Former compliance chief charged with fraud and money laundering
Monday, June 1, 2015 at 7:18AM
Richard L. Cassin in Andrew Calamari, Arlene Lindsay, Berkshire Hathaway, Blackrock, Dell, Kelly Currie, William Quigley

A two-count indictment unsealed Thursday in federal court in Brooklyn, New York charged William Quigley, the former chief compliance officer of a registered broker-dealer in Woodbury, New York, with wire fraud and money laundering conspiracies.

Quigley, 47, was arraigned before Magistrate Judge Arlene Lindsay at the federal courthouse in Central Islip, New York.

Also on Thursday, the SEC brought administrative charges against Quigley, alleging he violated and aided and abetted violations of antifraud provisions of the federal securities laws.

The SEC adminstrative order (pdf) said,

William Quigley was Director of Compliance of Trident Partners Ltd., a registered broker-dealer in Long Island, New York, from June 2004 through September 2005 and again from October 2007 until September 2014. During the relevant period, William Quigley was also the firm’s Anti-Money Laundering officer. 

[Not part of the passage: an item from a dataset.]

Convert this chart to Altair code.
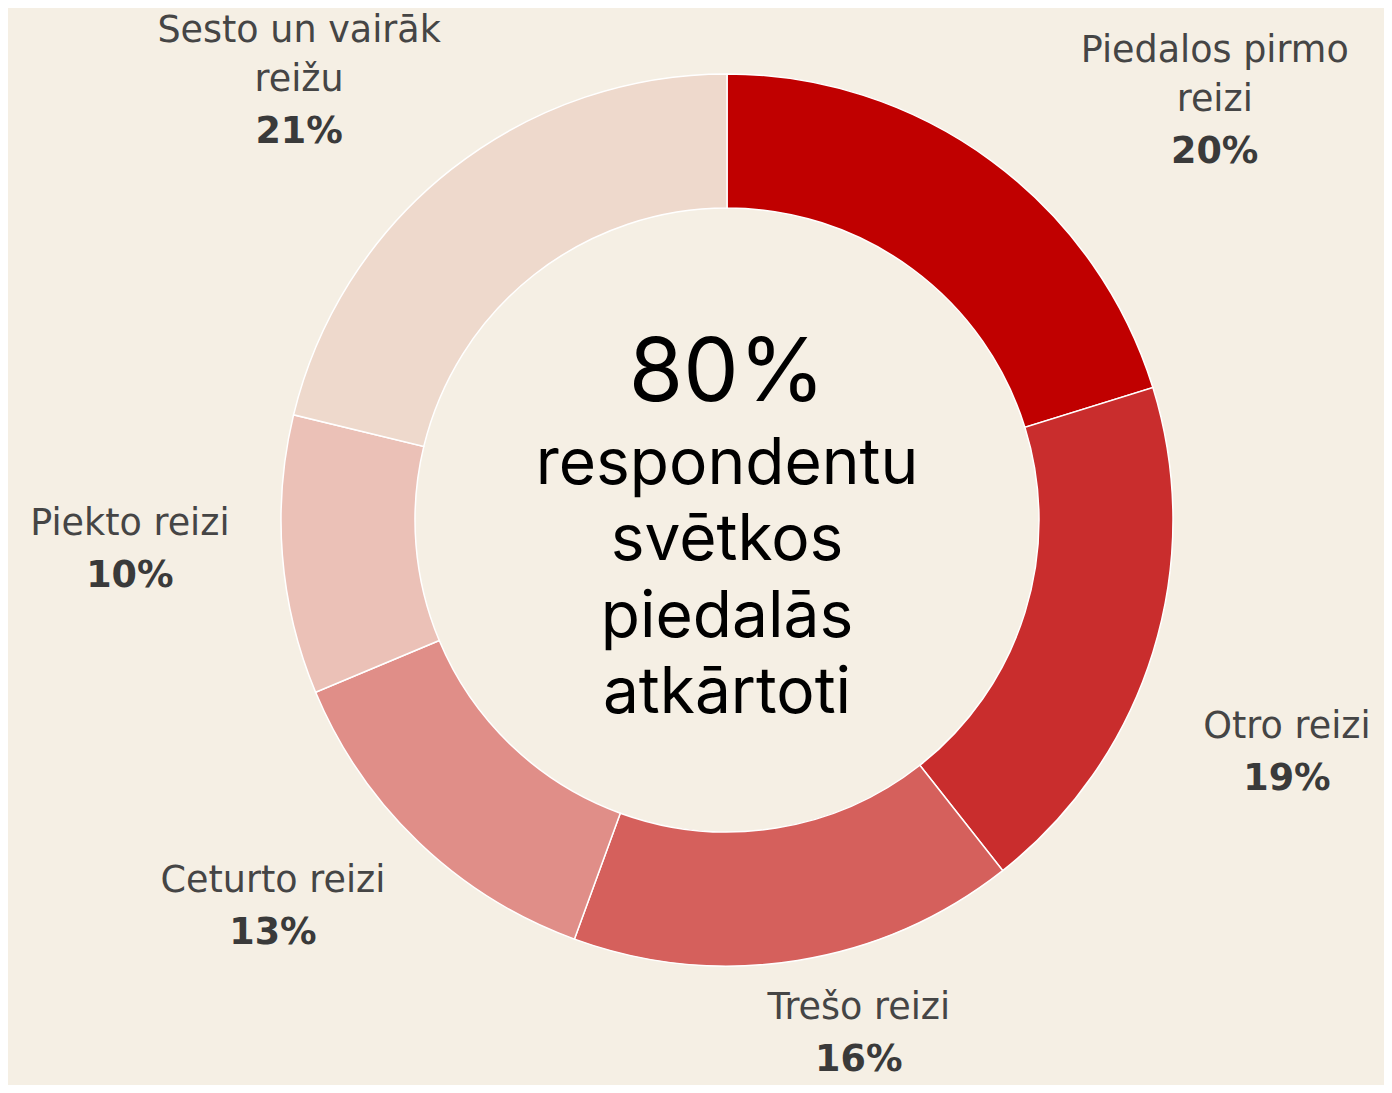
import altair as alt
import pandas as pd

# ---- data -------------------------------------------------------------
categories = ["Piedalos pirmo reizi", "Otro reizi", "Trešo reizi",
              "Ceturto reizi", "Piekto reizi", "Sesto un vairāk reižu"]
label_lines = ["Piedalos pirmo\nreizi", "Otro reizi", "Trešo reizi",
               "Ceturto reizi", "Piekto reizi", "Sesto un vairāk\nreižu"]
values = [20, 19, 16, 13, 10, 21]
colors = ["#C00000", "#C92D2D", "#D5605C", "#E08E88", "#EBC1B7", "#EED9CC"]
center_big = "80%"
center_lines = "respondentu\nsvētkos\npiedalās\natkārtoti"

# manual label nudges (dx, dy) from the mid-angle anchor, like hand-placed labels
NUDGES = [(132, 88), (-13, 54), (37, -79), (-40, -48), (1, -19), (-57, 57)]

BG = "#F5EFE4"
LABEL_FONT = "DejaVu Sans"
CENTER_FONT = "Inter"
LABEL_SIZE = 36.5
LINE_H = 49

df = pd.DataFrame({
    "category": categories,
    "label": label_lines,
    "value": values,
    "idx": list(range(len(values))),
})
df["pct"] = [f"{v}%" for v in values]

arc = alt.Chart(df).mark_arc(
    innerRadius=312, outerRadius=446, stroke="#ffffff", strokeWidth=1.5
).encode(
    theta=alt.Theta("value:Q", stack=True),
    order=alt.Order("idx:Q", sort="ascending"),
    color=alt.Color("category:N", scale=alt.Scale(domain=categories, range=colors), legend=None),
)

lab = (
    alt.Chart(df)
    .transform_joinaggregate(total="sum(value)")
    .transform_window(cum="sum(value)", sort=[alt.SortField("idx")], frame=[None, 0])
    .transform_calculate(mid="(datum.cum - datum.value/2)/datum.total*2*PI")
)

layers = [arc]
for i, (ndx, ndy) in enumerate(NUDGES):
    b = lab.transform_filter(f"datum.idx == {i}")
    theta = alt.Theta("mid:Q", scale=None, stack=False)
    n_lines = label_lines[i].count("\n") + 1
    name = b.mark_text(
        radius=600, dx=ndx, dy=ndy - 25 - (n_lines - 1) * LINE_H, baseline="middle", align="center",
        lineBreak="\n", lineHeight=LINE_H, font=LABEL_FONT, fontSize=LABEL_SIZE, color="#454545",
    ).encode(theta=theta, text="label:N")
    pct = b.mark_text(
        radius=600, dx=ndx, dy=ndy + 27, baseline="middle", align="center",
        font=LABEL_FONT, fontSize=LABEL_SIZE, fontWeight="bold", color="#3a3a3a",
    ).encode(theta=theta, text="pct:N")
    layers += [name, pct]

center_df = pd.DataFrame({"big": [center_big], "lines": [center_lines]})
big = alt.Chart(center_df).mark_text(
    font=CENTER_FONT, fontSize=88, dy=-145, baseline="middle", align="center", color="#000000"
).encode(text="big:N")
lines = alt.Chart(center_df).mark_text(
    font=CENTER_FONT, fontSize=64, dy=-55, baseline="middle", align="center",
    lineBreak="\n", lineHeight=76.3, color="#000000"
).encode(text="lines:N")
layers += [big, lines]

chart = alt.layer(*layers).properties(
    width=1300, height=1000,
    padding={"left": 69, "top": 12, "right": 7, "bottom": 65},
    autosize=alt.AutoSizeParams(type="none"),
    background=BG,
).configure_view(stroke=None)

chart.save("out.html", embed_options={"renderer": "svg", "actions": False})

The DOJ indictment alleged that Quigley and co-conspirators told overseas investors their money would be invested in blue chip companies and funds such as Dell, Berkshire Hathaway, and BlackRock.

Quigley also allegedly told investors he and others were brokers at firms registered with the National Association of Securities Dealers (NASD) or the Financial Institution Regulatory Authority Inc. (FINRA).

"In reality," the DOJ said, "Quigley and his co-conspirators were not registered brokers and did not invest the funds as promised."

Quigley allegedly opened several bank accounts in New York to receive the investors’ funds. He and his co-conspirators "transferred more than $500,000 of the $800,000 investor funds from these accounts to accounts in the Philippines," the DOJ said.

The SEC said Quigley allegedly worked with his two brothers, Michael and Brian. They live in the Philippines and "handled the solicitation aspects of the scheme," the SEC said, "while he funneled investor money out of the accounts to his brothers and himself."

Quigley immediately withdrew more than $42,000 in cash for his personal use and made dozens of trips to different banks in an effort to conceal his cash withdrawals, the DOJ said.

The SEC's Andrew Calamari said: “We allege a classic situation of the fox guarding the henhouse as William Quigley subverted his position of trust as compliance director and stole money from investors and his own firm.”

If convicted on the DOJ's criminal charges, Quigley faces up to 20 years in prison.

Acting U.S. Attorney Kelly Currie said: "Rather than use his training and expertise to protect these investors who were told that their money would be invested in well-known U.S. companies and funds, Quigley helped his co-conspirators steal the funds by transferring them to the Philippines and using them for his personal use,” stated

The charges in the indictment are merely allegations, the DOJ said, and the defendant is presumed innocent unless and until proven guilty.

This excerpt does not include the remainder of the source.